Merit-Based Pay Cuts for Academics?

George Mason economist Bryan Caplan has an interesting post advocating merit-based pay cuts for academics:

Many universities now have pay freezes or even nominal pay cuts. Under the circumstances, several professors have told me that there’s little point in doing faculty evaluations. If there’s zero – or negative – money for raises, why bother saying who’s doing well and who’s not?

It amazes me how much these remarks take for granted. Suppose a department is 5% over-budget. It may be obvious that it needs to cut total compensation by 5%, but it isn’t obvious that any particular professor’s salary needs to be cut by 5%. If raises can depend on performance, so can cuts! If a chairman normally gives a 0% raise to his worst performer, and a 5% raise to his best performer, why not respond to fiscal austerity by simply changing the range from -7.5% to -.2.5%?

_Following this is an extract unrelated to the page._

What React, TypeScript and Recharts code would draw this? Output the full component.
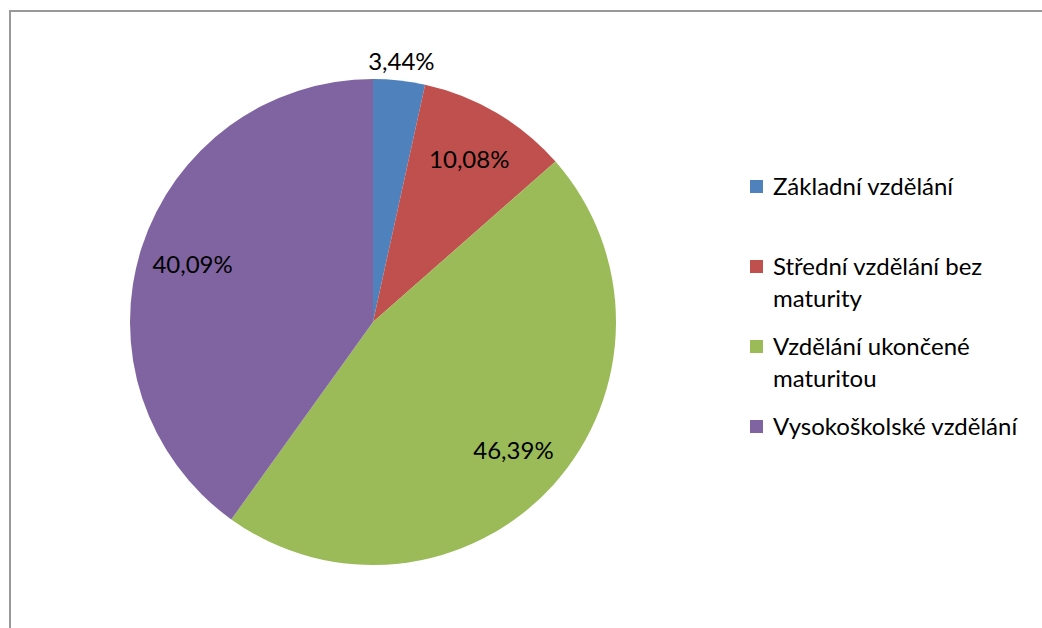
import { Legend, Pie, PieChart } from "recharts";

const CATEGORIES = [
  "Základní vzdělání",
  "Střední vzdělání bez maturity",
  "Vzdělání ukončené maturitou",
  "Vysokoškolské vzdělání",
];
const SHARES = [3.44, 10.08, 46.39, 40.09];
const COLORS = ["#4F81BD", "#C0504D", "#9BBB59", "#8064A2"];

const FONT = "Lato, 'Open Sans', sans-serif";
const FONT_SIZE = 24;

const data = CATEGORIES.map((name, i) => ({ name, value: SHARES[i], fill: COLORS[i] }));

const fmt = (v: number) => `${v.toFixed(2).replace(".", ",")}%`;

const RADIAN = Math.PI / 180;

function SliceLabel(props: any) {
  const { cx, cy, midAngle, outerRadius, value } = props;
  // small slice label sits outside, the rest inside
  const r = value < 5 ? outerRadius + 20 : outerRadius * 0.78;
  const x = cx + r * Math.cos(-midAngle * RADIAN);
  const y = cy + r * Math.sin(-midAngle * RADIAN);
  return (
    <text
      x={x}
      y={y}
      fill="#000"
      textAnchor="middle"
      dominantBaseline="central"
      fontFamily={FONT}
      fontSize={FONT_SIZE}
    >
      {fmt(value)}
    </text>
  );
}

function LegendBox() {
  return (
    <div style={{ fontFamily: FONT, fontSize: FONT_SIZE, color: "#000", lineHeight: "32px" }}>
      {data.map((d) => (
        <div key={d.name} style={{ height: 80, display: "flex", alignItems: "flex-start" }}>
          <span
            style={{
              display: "inline-block",
              width: 13,
              height: 13,
              background: d.fill,
              marginTop: 10,
              marginRight: 10,
              flex: "none",
            }}
          />
          <span style={{ width: 262 }}>{d.name}</span>
        </div>
      ))}
    </div>
  );
}

export default function App() {
  return (
    <div
      style={{
        position: "absolute",
        left: 0,
        top: 0,
        width: 1042,
        height: 628,
        overflow: "hidden",
        background: "#fff",
      }}
    >
      <div
        style={{
          position: "absolute",
          left: 9,
          top: 10,
          width: 1200,
          height: 800,
          border: "2px solid #999",
        }}
      />
      <PieChart
        width={1042}
        height={628}
        margin={{ top: 0, right: 0, bottom: 0, left: 0 }}
        style={{ position: "absolute", left: 0, top: 0 }}
      >
        <Pie
          data={data}
          dataKey="value"
          nameKey="name"
          cx={373}
          cy={322}
          outerRadius={243}
          startAngle={90}
          endAngle={-270}
          stroke="none"
          label={SliceLabel}
          labelLine={false}
          isAnimationActive={false}
        />
        <Legend
          content={LegendBox}
          wrapperStyle={{ left: 750, top: 170, width: 290, bottom: "auto", right: "auto" }}
        />
      </PieChart>
    </div>
  );
}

I agree with Bryan’s argument, though I suspect many of my fellow academics won’t. One possible objection is that the criteria for evaluating “merit” in academia are too subjective. But academic departments already have merit criteria for making hiring and promotion decisions. If our criteria are good enough to decide whether or not someone deserves to be hired or offered lifelong employment, they should be good enough to make much less consequential judgments on whether a given scholar should get a 3% pay cut as opposed to 1%. A department that lacks good criteria for evaluating merit ought to get some pronto – whether it intends to base pay cuts on them or not.

The real reason why Bryan’s proposal is unlikely to be implemented is academic politics. Any law school dean or department chair who tried it would face enormous resentment from faculty members whose scholarship was judged deficient (or just not as good as that of their peers). To be sure, he or she might also win some gratitude from superior performers. But, as a general rule, people resent pay cuts more than they are grateful for increases. Obviously, people also don’t like equal across-the-board cuts. But administrators can blame those on budget cuts or economic conditions. By contrast, if the administrator saddles professor X with a 5% pay cut while Professor Y gets off with only 2% because her work is better, X is likely to blame the administrator.

In private industry, owners might nonetheless institute merit-based pay cuts because they stand to profit directly from rewarding good performers and penalizing bad ones. Such incentives are weak or nonexistent in the case of academic administrators. If you want to be a successful academic administrator, the first rule you have to follow is to not antagonize the faculty. For that reason, Bryan’s merit pay cut proposal is unlikely to be implemented at very many schools.

UPDATE: I am sure clever commenters will suggest that Bryan and I are among those academics who deserve a merit-based pay cut. All I can say in response is that if a merit-based pay cut system were adopted, I would be more than willing to have my work judged by the same standards as those applied to my colleagues.